Food waste costs global economy US$750bn

ROME — One third of the food produced worldwide is wasted, costing the global economy around US$750 billion a year, a new report by the UN food agency said yesterday.
The Rome-based Food and Agriculture Organisation said some 1,3 billion tonnes of food are wasted every year, with the Asia region including China seen as the worst culprit.

The food agency’s director-general, Jose Graziano da Silva, told a Press conference that in total, “one third of the food produced today is lost or wasted . . . equivalent to the Gross Domestic Production of Switzerland”.

Achim Steiner, head of the United Nation’s Environment Programme, described it as “a staggering phenomenon”.
“This is a big wake-up call. We may not even have captured many of the more indirect impacts of food waste . . . and the costs which will be born by our children and grandchildren,” he told the joint Press conference. It will take less than 37 years to add another two billion people to the global population. How on earth will we feed ourselves in the future?” he asked.

Steiner said that eliminating food wastage had “enormous potential” to reduce hunger and called on citizens to take individual action to tackle the issue.

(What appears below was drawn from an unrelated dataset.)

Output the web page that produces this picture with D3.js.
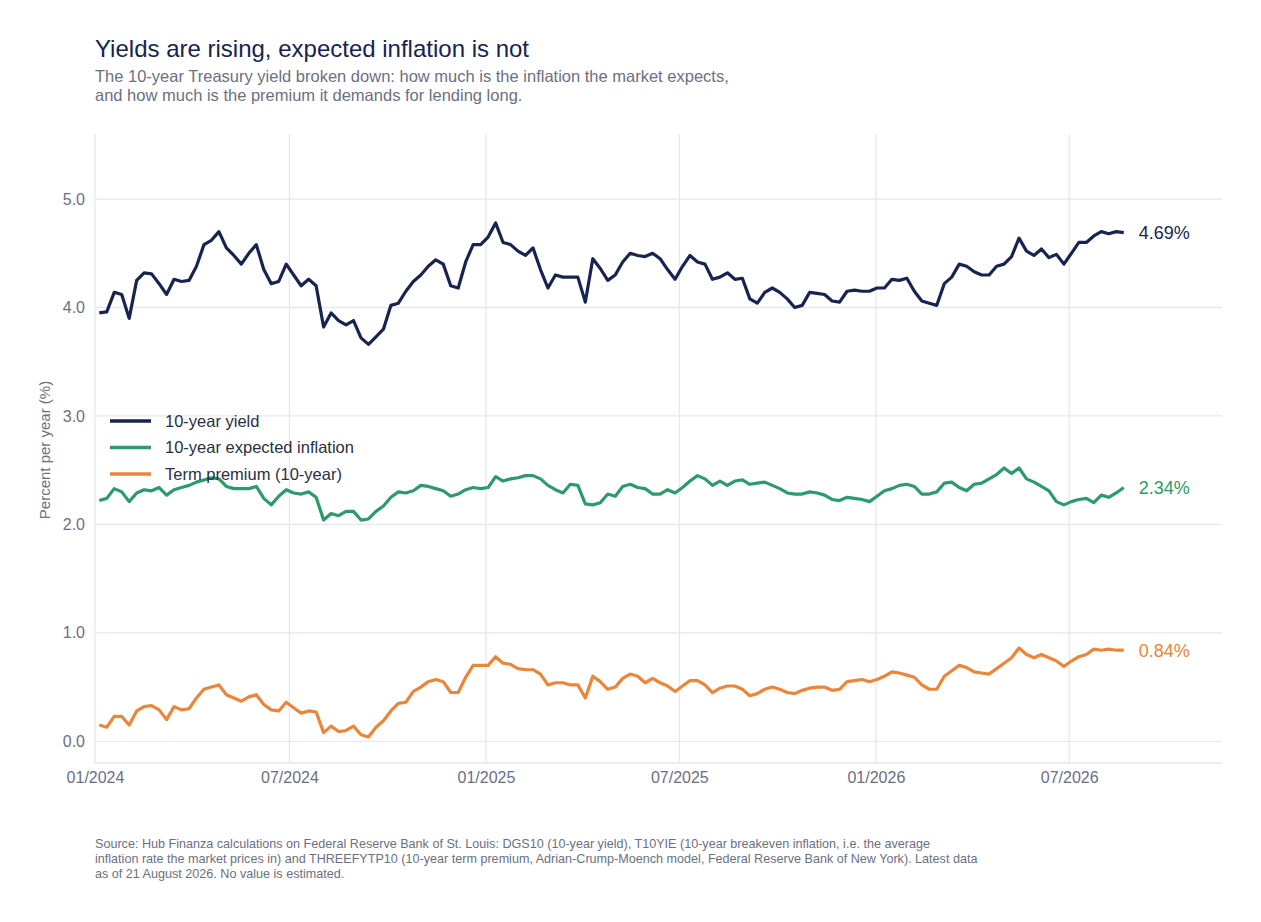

“Each one of us has a role to play. Starting with the ridiculous phenomenon in wealthy countries of not buying crooked vegetables any more,” he said, adding that over-zealous observation of sell-by dates was also leading to huge quantities of food being thrown away.
High-income countries waste during the food consumption phase, while developing countries are losing food during production, the FAO said.

The report fingered Asia in particular, saying that over 100kg in vegetables per capita are wasted every year on average in “industrialised Asia”, a region including China, Japan and South Korea.

It estimated that the region also wastes 80kg of cereals — mainly rice — per person, warning that rice cultivation was also high-intensity in carbon and had emerged as “a significant environmental hotspot”.

Wastage of vegetables in Asia occurred “during agricultural production, post-harvest handling and storage, and consumption phases”, the FAO said. —AFP.